Health insurance pooling, MESSA data release get nod
Negotiations over the 2008 state budget brought about new
legislation aimed at making it easier for public school districts to form health insurance pools. The Michigan Senate and House of Representatives each passed legislation which would allow schools and local governments to form health insurance purchasing pools and prescribe standards and regulations for these. Senate Bill 418, originally introduced by Sen. Mark Jansen, R-Grand Rapids, in April, also would require third party insurance administrators to release individual school district claims history data, including the Michigan Education Special Services Association, a third party administrator affiliated with the Michigan Education Association. This information is said to be necessary to allow other insurance providers to bid competitively on a district’s health insurance purchases. The House had passed a version of the bill that did not require the release of claims data, but a conference committee adopted the Senate version of the bill in last-minute negotiations in September. The bill was signed by Gov. Jennifer Granholm on Oct. 1.

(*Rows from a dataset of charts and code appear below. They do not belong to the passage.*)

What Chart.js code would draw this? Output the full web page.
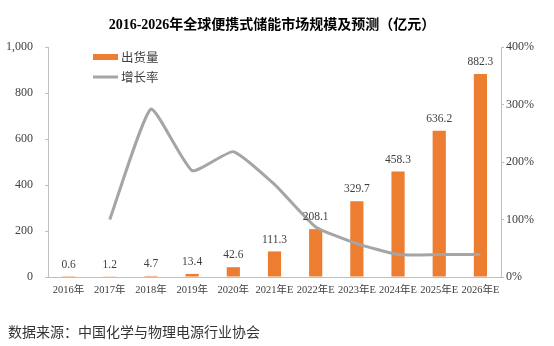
<!DOCTYPE html>
<html>
<head>
<meta charset="utf-8">
<script src="https://cdn.jsdelivr.net/npm/chart.js@4"></script>
<style>
  html, body { margin: 0; padding: 0; background: #fff; }
  #wrap { width: 554px; height: 346px; position: relative; }
</style>
</head>
<body>
<div id="wrap"><canvas id="graphique"></canvas></div>
<script>
// données
const annees = ['2016年', '2017年', '2018年', '2019年', '2020年', '2021年E', '2022年E', '2023年E', '2024年E', '2025年E', '2026年E'];
const expeditions = [0.6, 1.2, 4.7, 13.4, 42.6, 111.3, 208.1, 329.7, 458.3, 636.2, 882.3];
const croissance = [null, 100, 292, 185, 218, 161, 87, 58, 39, 39, 39];
const titre = '2016-2026年全球便携式储能市场规模及预测（亿元）';
const source = '数据来源：中国化学与物理电源行业协会';

const serif = "'Liberation Serif', 'Noto Sans CJK SC', serif";
const cjk = "'Noto Sans CJK SC', sans-serif";
const gris = '#404040';

// titre, légende, étiquettes des axes et des barres, source
const decor = {
    id: 'decor',
    afterDatasetsDraw(chart) {
        const c = chart.ctx;
        c.save();
        // valeurs au-dessus des barres
        const meta = chart.getDatasetMeta(0);
        c.font = '11.5px ' + serif;
        c.fillStyle = gris;
        c.textAlign = 'center';
        c.textBaseline = 'bottom';
        meta.data.forEach((bar, i) => {
            c.fillText(expeditions[i].toFixed(1), bar.x, bar.y - 6);
        });
        c.restore();
    },
    afterDraw(chart) {
        const c = chart.ctx;
        const { x, y, y2 } = chart.scales;
        c.save();
        c.fillStyle = gris;
        // graduations (police serif dessinée à la main)
        c.font = '12px ' + serif;
        c.textBaseline = 'middle';
        c.textAlign = 'right';
        y.ticks.forEach(t => c.fillText(t.label, y.right - 15, y.getPixelForValue(t.value)));
        c.textAlign = 'left';
        y2.ticks.forEach(t => c.fillText(t.label, y2.left + 5, y2.getPixelForValue(t.value)));
        c.font = '10.5px ' + serif;
        c.textAlign = 'center';
        x.ticks.forEach((t, i) => c.fillText(t.label, x.getPixelForTick(i), x.top + 13));
        // titre
        c.font = 'bold 14px ' + serif;
        c.fillStyle = '#000';
        c.fillText(titre, 272, 25);
        // légende
        const ds = chart.data.datasets;
        c.font = '12.5px ' + cjk;
        c.textAlign = 'left';
        c.fillStyle = '#ED7D31';
        c.fillRect(93, 54, 25, 6);
        c.fillStyle = gris;
        c.fillText(ds[0].label, 121, 57);
        c.strokeStyle = '#A5A5A5';
        c.lineWidth = 3;
        c.beginPath();
        c.moveTo(93, 77);
        c.lineTo(118, 77);
        c.stroke();
        c.fillText(ds[1].label, 121, 77);
        // source
        c.font = '14px ' + cjk;
        c.fillStyle = '#333';
        c.fillText(source, 8, 332);
        c.restore();
    }
};

const ctx = document.getElementById('graphique').getContext('2d');
new Chart(ctx, {
    type: 'bar',
    data: {
        labels: annees,
        datasets: [{
            label: '出货量',
            data: expeditions,
            backgroundColor: '#ED7D31',
            barPercentage: 0.32,
            categoryPercentage: 1,
            yAxisID: 'y',
            order: 1
        }, {
            type: 'line',
            label: '增长率',
            data: croissance,
            borderColor: '#A5A5A5',
            borderWidth: 3,
            pointRadius: 0,
            tension: 0.15,
            fill: false,
            yAxisID: 'y2',
            order: 0
        }]
    },
    options: {
        responsive: true,
        maintainAspectRatio: false,
        animation: false,
        layout: { padding: { top: 47, left: 0, right: 0, bottom: 0 } },
        plugins: {
            legend: { display: false },
            title: { display: false },
            tooltip: { enabled: false }
        },
        scales: {
            x: {
                grid: { display: false, drawTicks: false },
                border: { color: '#BFBFBF', width: 1 },
                ticks: { color: 'rgba(0,0,0,0)', font: { size: 10 }, padding: 7, maxRotation: 0, autoSkip: false },
                afterFit(s) { s.height = 69; }
            },
            y: {
                position: 'left',
                min: 0,
                max: 1000,
                ticks: {
                    stepSize: 200,
                    color: 'rgba(0,0,0,0)',
                    font: { size: 12 },
                    padding: 12,
                    callback: v => v.toLocaleString('en-US')
                },
                grid: { drawOnChartArea: false, tickLength: 3, color: '#BFBFBF' },
                border: { color: '#BFBFBF', width: 1 },
                afterFit(s) { s.width = 48; }
            },
            y2: {
                position: 'right',
                min: 0,
                max: 400,
                ticks: {
                    stepSize: 100,
                    color: 'rgba(0,0,0,0)',
                    font: { size: 12 },
                    padding: 2,
                    callback: v => v + '%'
                },
                grid: { drawOnChartArea: false, tickLength: 3, color: '#BFBFBF' },
                border: { color: '#BFBFBF', width: 1 },
                afterFit(s) { s.width = 53; }
            }
        }
    },
    plugins: [decor]
});
</script>
</body>
</html>
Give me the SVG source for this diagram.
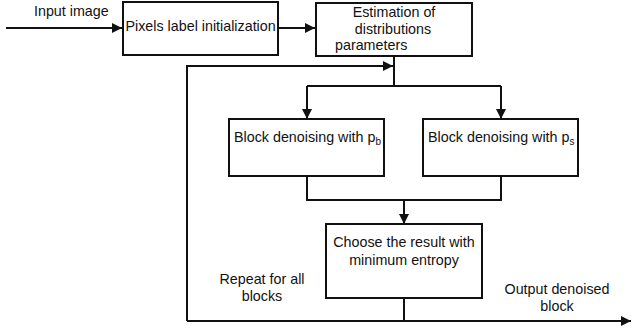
<svg xmlns="http://www.w3.org/2000/svg" width="632" height="332" viewBox="0 0 632 332">
<style>
.box{fill:#fff;stroke:#111;stroke-width:2}
.ln{fill:none;stroke:#111;stroke-width:2}
text{font-family:"Liberation Sans",Arial,sans-serif;font-size:14.3px;fill:#111}
.c{text-anchor:middle}
</style>
<defs>
<marker id="ah" viewBox="0 0 10 10" refX="10" refY="5" markerWidth="5" markerHeight="5" orient="auto" markerUnits="strokeWidth">
<path d="M0,0 L10,5 L0,10 z" fill="#111"/>
</marker>
</defs>
<rect width="632" height="332" fill="#fff"/>
<g id="connectors">
<path class="ln" d="M6,28 H122" marker-end="url(#ah)"/>
<path class="ln" d="M278,28 H315" marker-end="url(#ah)"/>
<path class="ln" d="M394,56 V86"/>
<path class="ln" d="M307,86 H501"/>
<path class="ln" d="M307,86 V119" marker-end="url(#ah)"/>
<path class="ln" d="M501,86 V119" marker-end="url(#ah)"/>
<path class="ln" d="M307,176 V200 H501 V176"/>
<path class="ln" d="M404,200 V224" marker-end="url(#ah)"/>
<path class="ln" d="M404,298 V321"/>
<path class="ln" d="M187,321 V66 H393" marker-end="url(#ah)"/>
<path class="ln" d="M187,321 H631" marker-end="url(#ah)"/>
</g>
<g id="input-label"><text x="34" y="16">Input image</text></g>
<g id="pixels">
<rect class="box" x="123" y="2" width="155" height="53"/>
<text x="125.5" y="31">Pixels label initialization</text>
</g>
<g id="estimation">
<rect class="box" x="316" y="3" width="156" height="53"/>
<text class="c" x="394" y="17">Estimation of</text>
<text class="c" x="393" y="34">distributions</text>
<text x="335" y="50">parameters</text>
</g>
<g id="block-pb">
<rect class="box" x="229" y="119" width="155" height="57"/>
<text x="234" y="142">Block denoising with p<tspan font-size="10" dy="3">b</tspan></text>
</g>
<g id="block-ps">
<rect class="box" x="423" y="119" width="155" height="57"/>
<text x="428" y="142">Block denoising with p<tspan font-size="10" dy="3">s</tspan></text>
</g>
<g id="choose">
<rect class="box" x="326" y="224" width="156" height="74"/>
<text class="c" x="404" y="247">Choose the result with</text>
<text class="c" x="404" y="265">minimum entropy</text>
</g>
<g id="repeat-label">
<text class="c" x="262" y="284">Repeat for all</text>
<text class="c" x="262" y="301">blocks</text>
</g>
<g id="output-label">
<text class="c" x="557" y="294">Output denoised</text>
<text class="c" x="557" y="311">block</text>
</g>
</svg>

School employee retirement
New school employees would become eligible for partial
post-retirement health insurance benefits after 10 years of service under
legislation adopted by the House and Senate as part of 2008 budget negotiations.
An individual would first be entitled to 30 percent of the post-retirement
health benefits after 10 years on the job and earn 3 percent for each additional
year of service. The lengths of service and eligibility requirements are more
stringent than under the previous benefit plan. The benefit would begin only
after age 60. It would also increase the premiums that new employees must pay if
they choose an enhanced retirement program with more benefits and would limit
the purchase of "service credits" that allow a school employee to retire early
with a full pension. Senate Bill 0546 passed the House in a 65-44 vote and the
Senate in a 21-17 vote, both on Oct. 1. Senate Bill 546 was originally
introduced by Sen. Wayne Kuipers, R-Holland, in May.
No money for extra ACT
A series of bills to change the Michigan Merit Exam and ACT
tests, given to all Michigan 11th graders, was introduced by Sen. Michael
Switalski, D-Roseville, in September. Senate Bills 804 through 810 and 813 would have: eliminated funding to develop computer-based "practice tests" for the MME and ACT; eliminated the social studies component of the MME; made the writing portion of the test optional and required students to pay for it; required students who re-take the ACT to pay for the second test. The bills were sent to both the Senate Appropriations Committee and the Senate Education Committee.
No end-of-course tests
The state would not be required to develop end-of-course
examinations as part of the new state high school curriculum mandate under
legislation introduced by Sen. Ron Jelinek, R-Berrien County, on Sept. 24. The
original legislation called for the state to develop assessment tests which
public school districts or public school academies could use to determine if a
student earned credit in a particular course. Senate Bill 812 was referred to
the Senate Education Committee.
Opt out of math, science
Students who do well on state assessment tests would not have to take three years of high school math and science in order to qualify for the state "Promise Award" under legislation introduced by Sen. Deborah Cherry, D-Burton, on July 24. Senate Bill 646 would eliminate the math/science
requirement, scheduled to take effect in 2010. The bill was referred to the
Senate Education Committee.
Penalties extended to all school personnel
School volunteers, employees and contractual service
providers would receive stiffer penalties for criminal sexual conduct when
committed against a student under legislation approved by the Senate, 36-0, in
May. Senate Bill 386 was introduced by Sen. Bruce Patterson, R-Canton. The extra penalties already apply to teachers. The bill was received in the House on May 17.
School districts that establish single-gender schools,
classes or programs for one gender would not have to offer a comparable program
for children of the other gender, although they still would have to offer a
comparable coeducational program under legislation introduced in the House of
Representatives this summer. Rep. Dave Hildebrand, R-Lowell, introduced House
Bill 5063 in July. He also introduced House Bill 5087, which proposes that the
single-gender programs offered could be at one grade level or age range for one
gender and a different grade level or age range for the other gender, if current research on student achievement or learning supported that decision. The bills were referred to the House Education Committee.
Increase teacher certification fees
Teachers, school psychologists, school counselors and
administrators would have to pay more for certification under House Bill 4591,
introduced by Rep. Hoon-Yung Hopgood, D-Wayne County, on April 5. Certification
is required of Michigan public school teachers in almost all cases. Currently,
certification fees range from $125 to 175, and most would increase by $35. The
bill passed, 61-47. It was reported in the Senate in August and referred to the
Senate Appropriations Committee.
Plan to consolidate services
Intermediate school districts in Michigan must create a plan
to consolidate their constituent districts’ procurement, human resources,
busing, contracting activities and other noninstructional services under
legislation signed by Gov. Jennifer Granholm in September. Originally introduced as House Bill 4592, by Rep. Tim Melton, D-Pontiac, the bill does not require the local public school districts or intermediate districts to act on the plans or to seek competitive bids for the services. Intermediate districts that already have such a plan would not be required to create a new one.